Os cinco especialistas que compõem a Sala de Situação organizada pelo ministro Luís Roberto Barroso, do Supremo Tribunal Federal (STF), classificaram a proposta do governo para a criação de barreiras sanitárias em terras indígenas como equivocada e repleta de erros conceituais que podem, ao invés de acelerar, atrasar ainda mais os trabalhos para conter o avanço da covid-19 nas aldeias da Amazônia. O plano do governo será apresentado ao STF pela Advocacia-Geral da União (AGU) nesta quarta-feira.

Entre as falhas que saltaram aos olhos de médicos e indigenistas especializados em índios isolados e de recente contato estão o desconhecimento da atual situação da região pelo militares e afirmações falsas do governo de que já estariam instaladas “oito barreiras sanitárias e um ponto de quarentena na Terra Indígena Vale do Javari”. Os especialistas verificaram que “não há absolutamente nenhuma barreira sanitária efetivamente instalada” na área.

Por não terem memória imunológica para resistir às mais simples gripes, esses povos originários correm risco de serem dizimados caso o coronavírus se espalhe por suas aldeias.

No documento apresentado na última reunião pelo coronel Cláudio Saturnino, do Gabinete de Segurança Institucional (GSI), também são questionadas a inclusão de barreiras sanitárias que já estariam em funcionamento nos locais conhecidos como Jaquirana (aldeias Soles e Lobo), rio Itaquaí (Massapê) e rio Ituí (Marubo). “Além delas não existirem ainda nos causa desconforto entender o porquê da escolha desses locais”, diz trecho do documento ao qual O GLOBO teve acesso.

“Não há hoje qualquer ação organizada em campo pelo Governo de Barreiras Sanitárias de fato nos rios Jaquirana, Ituí e Itaquá como afirma a minuta”.

Maquiagem nas bases

Os especialistas apontam incoerências no conceito básico do que é, de fato, uma barreira sanitária compreendida pelas autoridades. Eles questionam a tentativa do governo de maquiar as Bases de Proteção Etnoambiental (Bapes) existentes na região para transformá-las em barreiras sanitárias, que muito além das Bapes criadas para monitoramento e fiscalização, as novas instalações teriam que adotar diversos protocolos de conduta para prevenir riscos de contaminação e disseminação de doenças, como a Covid-19.

De acordo os médicos Erik Jennings e Douglas Rodrigues, que compõem a Sala de Situação ao lado dos indigenistas Carolina Santana, Fabricio Amorim e Leonardo Lenin, as Bapes até podem ser usadas como uma barreira física, mas não podem ser confundidas com barreias sanitárias, além do que elas não existem em quantidade suficiente para impedir a contaminação em terras com a presença de povos isolados e de recente contato.

“Barreiras sanitárias requerem uma série de práticas e protocolos, equipamentos, estratégias de trabalho e objetivo relativamente distintos das Bapes.
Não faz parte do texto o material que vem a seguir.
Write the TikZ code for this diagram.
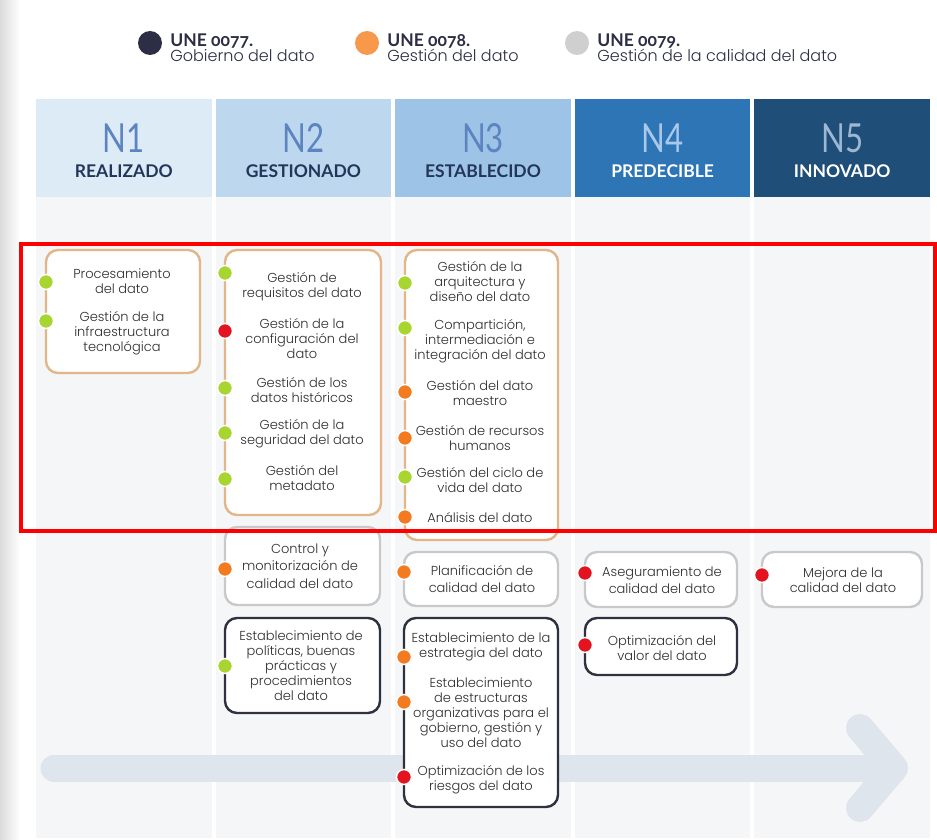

Considerá-las, automaticamente como barreira sanitária/epidemiológicas não irá conter o avanço do novo coronavírus, portanto amplia-se a possibilidade de transmissão e mortes em massa dos povos indígenas isolados”, afirmam.

O documento do governo comete ainda um erro de localização ao citar a existência de uma Bape no rio Quixito e de um ponto de quarentena no mesmo rio, porém, O GLOBO confirmou com um servidor da Funai que conhece a região que esta base já foi até desativada, mas mesmo assim consta com uma das “barreiras sanitárias” já em funcionamento pelo GSI.
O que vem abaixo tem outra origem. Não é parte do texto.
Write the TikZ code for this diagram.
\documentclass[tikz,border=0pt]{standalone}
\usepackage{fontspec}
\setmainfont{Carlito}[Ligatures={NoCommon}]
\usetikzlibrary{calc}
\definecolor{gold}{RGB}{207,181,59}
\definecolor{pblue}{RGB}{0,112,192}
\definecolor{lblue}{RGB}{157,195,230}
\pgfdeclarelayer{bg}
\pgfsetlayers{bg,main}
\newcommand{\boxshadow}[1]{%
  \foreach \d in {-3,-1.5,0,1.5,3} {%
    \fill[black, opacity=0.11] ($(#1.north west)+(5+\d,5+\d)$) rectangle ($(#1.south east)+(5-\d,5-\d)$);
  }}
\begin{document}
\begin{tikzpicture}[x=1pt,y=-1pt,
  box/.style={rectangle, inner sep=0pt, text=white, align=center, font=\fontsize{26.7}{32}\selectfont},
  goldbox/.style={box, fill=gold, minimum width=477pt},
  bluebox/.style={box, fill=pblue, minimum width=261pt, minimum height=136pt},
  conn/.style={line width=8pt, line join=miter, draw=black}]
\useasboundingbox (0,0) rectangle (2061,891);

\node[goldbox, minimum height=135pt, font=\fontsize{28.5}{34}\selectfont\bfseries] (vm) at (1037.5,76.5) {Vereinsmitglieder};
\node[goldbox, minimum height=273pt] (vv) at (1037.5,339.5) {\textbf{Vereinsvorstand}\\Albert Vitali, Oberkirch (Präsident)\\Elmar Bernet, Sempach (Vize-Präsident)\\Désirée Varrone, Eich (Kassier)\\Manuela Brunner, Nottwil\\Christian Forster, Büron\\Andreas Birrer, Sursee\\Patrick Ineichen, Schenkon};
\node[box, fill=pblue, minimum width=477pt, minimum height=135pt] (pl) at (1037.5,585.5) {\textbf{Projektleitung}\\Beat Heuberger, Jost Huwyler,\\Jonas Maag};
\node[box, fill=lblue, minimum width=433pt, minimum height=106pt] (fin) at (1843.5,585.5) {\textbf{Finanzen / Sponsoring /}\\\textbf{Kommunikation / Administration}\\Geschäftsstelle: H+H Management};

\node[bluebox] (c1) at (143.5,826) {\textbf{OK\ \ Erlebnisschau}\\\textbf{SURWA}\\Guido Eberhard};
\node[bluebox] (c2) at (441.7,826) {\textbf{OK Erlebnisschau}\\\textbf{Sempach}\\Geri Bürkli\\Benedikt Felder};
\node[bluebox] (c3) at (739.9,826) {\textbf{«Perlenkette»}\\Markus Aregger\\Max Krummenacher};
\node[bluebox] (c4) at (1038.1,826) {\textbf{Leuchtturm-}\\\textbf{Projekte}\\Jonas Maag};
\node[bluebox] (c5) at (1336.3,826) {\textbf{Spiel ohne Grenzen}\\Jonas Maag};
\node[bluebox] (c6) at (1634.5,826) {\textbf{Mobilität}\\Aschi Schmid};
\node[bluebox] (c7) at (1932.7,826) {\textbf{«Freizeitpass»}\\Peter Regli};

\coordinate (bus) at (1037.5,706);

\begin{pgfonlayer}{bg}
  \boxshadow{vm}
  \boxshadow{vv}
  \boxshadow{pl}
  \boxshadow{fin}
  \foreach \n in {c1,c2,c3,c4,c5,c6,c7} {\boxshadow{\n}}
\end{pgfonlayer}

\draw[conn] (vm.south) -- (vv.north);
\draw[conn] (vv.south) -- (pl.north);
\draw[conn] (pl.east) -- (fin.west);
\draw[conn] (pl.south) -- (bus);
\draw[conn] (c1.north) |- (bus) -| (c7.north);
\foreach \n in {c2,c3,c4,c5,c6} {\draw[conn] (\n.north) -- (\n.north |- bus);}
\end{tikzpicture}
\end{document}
A proposta do governo foi apresentada nas duas últimas reuniões da Sala de Situação das quais participaram representantes da Fundação Nacional do Índio (Funai), da Secretaria Especial de Saúde Indígena (Sesai) , da Procuradoria-Geral da República (PGR), Defensoria Pública da União (DPU) e da Articulação dos Povos Indígenas do Brasil (Apib). O documento com a análise dos especialista foi enviado pela Apib à Sala de Situação. Procurada, a AGU ainda não se manifestou.

Localizada no oeste do Amazonas, na fronteira com o Peru, a Terra Indígena Vale do Javari é considerada a área de maior concentração de povos isolados do mundo. Seu processo de demarcação foi finalizado no governo Fernando Henrique Cardoso, em 2001, e possui uma extensão territorial equivalente a quase dois estados do Rio de Janeiro (85,4 mil km²). É considerada a segunda maior demarcação depois da Terra Yanomami (96, 6 mil km²), homologada em 1992, pelo ex-presidente Fernando Collor.